According to ACP Archan, over 50 traffic police officers were deployed at the spot and along route diversions to guide commuters. “We advise commuters coming from the Jaipur side to use the toll bypass road for heading towards Delhi or take Khandsa Road to cross HHC till the diversions are in place. This will minimise the volume of traffic on the affected stretch,” he said.
Archan said traffic police currently do not have any fixed arrangement for the next five days, adding that they will act and respond in accordance with the situation.
Officials diverted vehicles heading towards Delhi and Gurugram from the toll bypass road, located 3km ahead of the Kherki Daula toll plaza, via the Southern Peripheral Road (SPR), Sohna Road, and Golf Course Extension Road.
Vehicles were also diverted before the cloverleaf flyover via Khandsa Road (an arterial road), running parallel to the expressway. They rejoined the highway just ahead of HHC, after taking a right from Anaj Mandi Chowk.

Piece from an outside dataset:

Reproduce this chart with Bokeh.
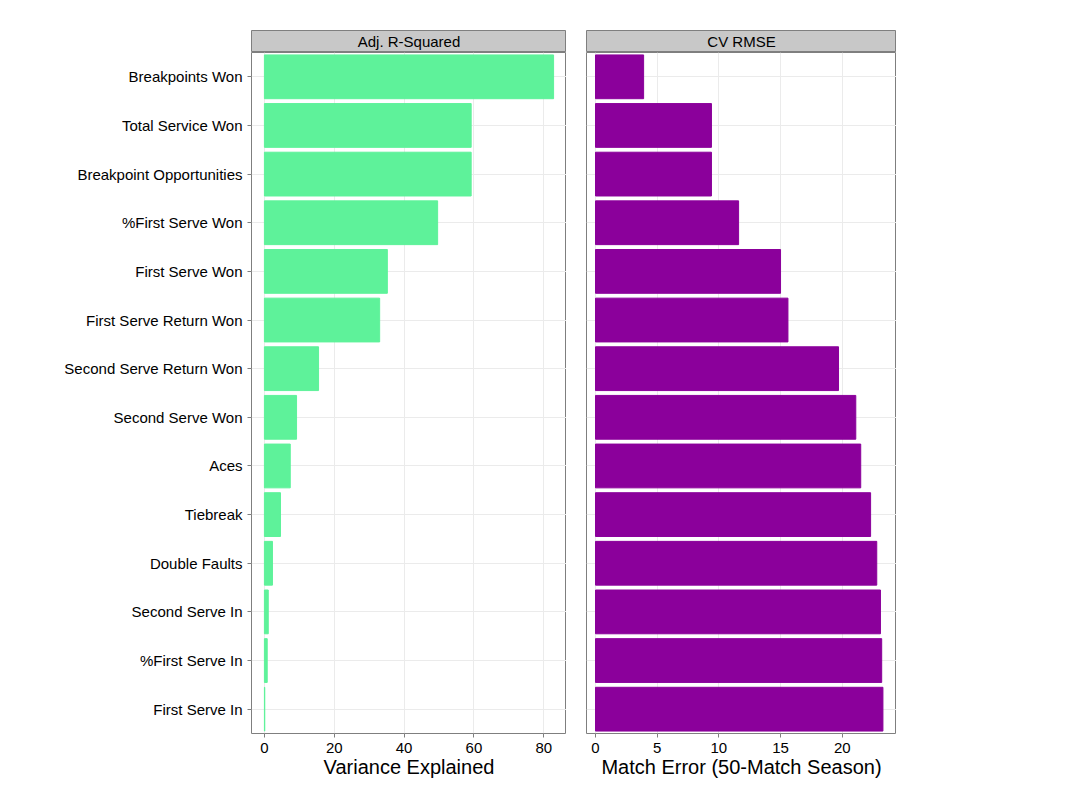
from bokeh.plotting import figure
from bokeh.layouts import row, column
from bokeh.models import Range1d, Label
from bokeh.embed import file_html
from bokeh.resources import INLINE

# categories, top to bottom
stats = ["Breakpoints Won", "Total Service Won", "Breakpoint Opportunities",
         "%First Serve Won", "First Serve Won", "First Serve Return Won",
         "Second Serve Return Won", "Second Serve Won", "Aces", "Tiebreak",
         "Double Faults", "Second Serve In", "%First Serve In", "First Serve In"]
adj_r2 = [82.8, 59.2, 59.2, 49.6, 35.2, 33.0, 15.5, 9.2, 7.4, 4.6, 2.3, 1.1, 0.8, 0.1]
cv_rmse = [3.9, 9.4, 9.4, 11.6, 15.0, 15.6, 19.7, 21.1, 21.5, 22.3, 22.8, 23.1, 23.2, 23.3]

factors = list(reversed(stats))


def strip(title, w, left_border):
    s = figure(x_range=Range1d(0, 1), y_range=Range1d(0, 1), frame_width=w, frame_height=22,
               min_border_left=left_border, min_border_right=0, min_border_top=30,
               min_border_bottom=0, output_backend="svg", toolbar_location=None)
    s.axis.visible = False
    s.grid.visible = False
    s.background_fill_color = "#c8c8c8"
    s.outline_line_color = "#7f7f7f"
    s.add_layout(Label(x=0.5, y=0.5, text=title, text_align="center", text_baseline="middle",
                       text_font="Liberation Sans", text_font_size="15px", text_color="black"))
    return s


def panel(vals, color, xlabel, xr, ticks, w, left_border, show_y):
    p = figure(y_range=factors, x_range=Range1d(*xr), frame_width=w,
               frame_height=681, min_border_left=left_border, min_border_right=0,
               min_border_top=0, min_border_bottom=0,
               output_backend="svg", toolbar_location=None)
    p.hbar(y=stats, right=vals, left=0, height=0.9, color=color)
    p.outline_line_color = "#7f7f7f"
    p.xgrid.grid_line_color = "#ebebeb"
    p.ygrid.grid_line_color = "#ebebeb"
    p.xaxis.ticker = ticks
    p.xaxis.axis_label = xlabel
    p.xaxis.axis_label_text_font = "Liberation Sans"
    p.xaxis.axis_label_text_font_size = "20px"
    p.xaxis.axis_label_text_font_style = "normal"
    p.xaxis.axis_label_text_color = "black"
    p.xaxis.axis_label_standoff = 0
    for ax in [p.xaxis, p.yaxis]:
        ax.axis_line_color = None
        ax.major_label_text_font = "Liberation Sans"
        ax.major_label_text_font_size = "15px"
        ax.major_label_text_color = "black"
        ax.major_tick_line_color = "#7f7f7f"
        ax.major_tick_out = 4
        ax.major_tick_in = 0
        ax.minor_tick_line_color = None
    p.yaxis.visible = show_y
    return p


p1 = panel(adj_r2, "#5ef29a", "Variance Explained", (-3.7, 86.5), [0, 20, 40, 60, 80], 315, 251, True)
p2 = panel(cv_rmse, "#8b009b", "Match Error (50-Match Season)", (-0.73, 24.4), [0, 5, 10, 15, 20], 310, 20, False)
s1 = strip("Adj. R-Squared", 315, 251)
s2 = strip("CV RMSE", 310, 20)

p = column(row(s1, s2), row(p1, p2), spacing=0)
open("out.html", "w").write(file_html(p, INLINE))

Instead of the flyover, commuters will have to use the service roads of National Highway (NH) 48 to head towards Delhi from the Jaipur side till September 26.
According to traffic police officers, the service lanes are not equipped to handle large volumes of traffic and that was the main reason for the heavy congestion on Wednesday. “The service lanes can’t sustain the large volume of vehicles as traffic is converging from three directions — those heading towards Delhi, those coming from Subhash Chowk, and those coming from Umang Bhardwaj Road. This situation will persist until the diversions are in place,” a senior Gurugram traffic police officer said, asking not to be named.
Traffic police said movement on the opposite carriageway, Delhi to Jaipur, was largely unaffected. Despite a public advisory issued on Tuesday, many commuters were unaware of the changes. “It took me over 40 minutes to cross the HHC congestion. Traffic was moving at a snail’s pace. If I were aware of the diversions, I would have taken the toll bypass road to reach my office,” said Rahul Sinha, who works in Sector 30.
Commuters also said they will not take expressway till next Tuesday when the flyover is expected to reopen. “It took me almost an hour to cross HHC today. Traffic moved slowly from the cloverleaf flyover to HHC, resulting in chaos. I will not drive on NH-48 and will use the toll bypass road instead to reach Delhi till the diversions are in place,” said Vijay Dhankhar, a resident of Sector 4, Manesar.
The 1.4km-long carriageway of the HHC flyover was closed to traffic on Wednesday for a six-day period for span load test being conducted by the National Highways Authority of India (NHAI).
The carriageway has developed wide holes twice Since April 2018. In May 2019, concrete chunks fell off the central lanes of the Jaipur-Delhi carriageway on the HHC flyover, creating 70X70 inch holes. The flyover was then closed for nearly four months for repairs. The same carriageway developed similar issues a year earlier in June 2018 as well. NHAI officials are conducting the test to ascertain if remedial measures have worked and if the carriageway can sustain a heavy load of traffic.